Focus on concrete ROI. Don't just discuss data; present a pilot project demonstrating how HR reduces costs or drives revenue through improved talent decisions. Quantifying the financial impact of HR speaks directly to the language of leadership.

  1. Your HR team is overwhelmed. How do you start integrating data analysis without adding more work?

Start small and leverage what you have. Choose one pain point (high turnover) and analyze existing data sources (exit interviews, performance reviews) for insights. Early wins build momentum without requiring a complete overhaul of your processes.

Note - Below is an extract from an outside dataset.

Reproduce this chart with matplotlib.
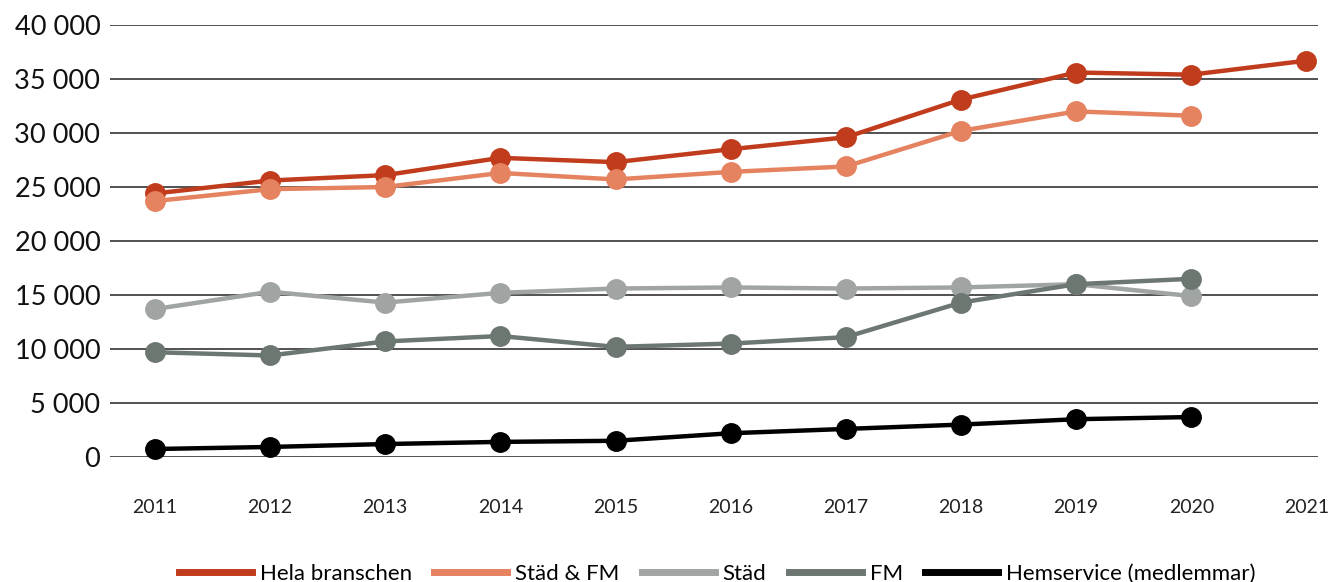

  1. What are some common mistakes HR teams make when trying to become more data-informed?

Avoid analysis paralysis. Don't drown in a sea of metrics; focus on the few that impact your business goals. Track revenue per employee, time to proficiency post-training, or targeted turnover rates – not data for data's sake.

  1. Are there industry benchmarks or resources for the talent management metrics discussed in this blog?

Start with reputable HR publications like Hacking HR and any associations within your industry for insights tailored to your specific challenges. Many blogs, webinars, or whitepapers offer benchmark data that can inform your data collection efforts.